Fontdeck

Distinctive lead design for purveyor of the finest web fonts

Fontdeck is a professional web font service that lets designers and developers to choose from hundreds of web fonts and easily embed them in their websites.

A unique concept when founders Richard Rutter and Jon Tan conceived the idea in 2009, by the time the service launched in beta a year later, a number of competing services had entered the market. The site needed to rapidly evolve, and better explain how this service differed from others.

Hack day

I was part of a small team that convened over one weekend to devise a strategy for improving the site. A series of quick wins were identified, but it was agreed that the homepage needed a thorough overhaul. The existing, text-heavy page failed to communicate the benefits of the product, or explain how it was different to the other services on the market.

Working on Fontdeck with Paul was a pleasure. He brought his usual meticulous attention in redesigning the site, resulting in a far more consistent and harmonious feel, along with numerous small yet significant improvements in usability. Ultimately Paul added the finesse the site was missing.

Richard Rutter, co-founder and CEO

The key values of the product were distilled into a compelling proposition: ‘purveyors of the finest web fonts, Fontdeck is the professional web font solution; easy to use yet flexible enough to meet the real needs of designers’. This became a lightening rod for the design direction that followed.

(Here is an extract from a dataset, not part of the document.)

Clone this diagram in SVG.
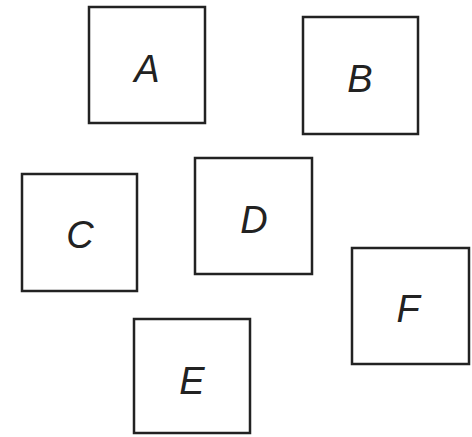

Improving the product in discreet stages sounded appealing, but beyond a few technical items, making substantial changes soon became difficult. We knew where we wanted to be, but it was difficult to get there without a vision of what the service might look like. I devised a holistic design for the product that would serve the following goals:

  • Communicate professionalism of the service and the quality of our library
  • Better explain how the service works and how much it costs to use
  • Give greater prominence to foundries and type designers

Brand refresh

The design used during private and public beta phases of the product roll-out no longer aligned with this redefined proposition, so a new approach was needed. Elements of the previous design were retained, and formed the basis of what followed.

The original brand font was FF Info, but as this wasn’t in our catalogue it didn’t make sense to use it. In its place, I paired Adelle (lots of character at different sizes) with PT Sans (legible at small sizes). Where web-safe alternatives were required (e.g. HTML newsletters), Georgia and Lucida Grande were chosen as fallbacks. The colour palette required only subtle changes; the signature dark blue colour was made slightly dustier, the saturated font category colours more muted.

Holistic design

Page layout was more considered, making heavy use of the underlying grid, line rules and a clear typographic hierarchy. The number of rounded corners used in the design was reduced, while the playing card device was limited to account and project pages, where users managed their font ‘decks’.

Exposing different means of discovery made it easier for users to browse Fontdeck’s catalogue

Information about an individual typeface was available on one page, with consistent presentation of meta data in the sidebar

Selling the service

The previous text-heavy about page was replaced by an expanded about section. This included a video narrated by Richard, the story of the product’s development, and introduced members of the team working behind the scenes. A dedicated pricing page was linked to from the main navigation which concisely explained how the various pricing tiers worked.

About page and foundry directory

Type designer and foundry pages previously consisted of alphabetical indices of names, but I saw this as an opportunity to make those responsible for the font library the heroes of the service. Individual foundry and designer pages now featured a photo or logo and short bio alongside a list of the fonts they had created.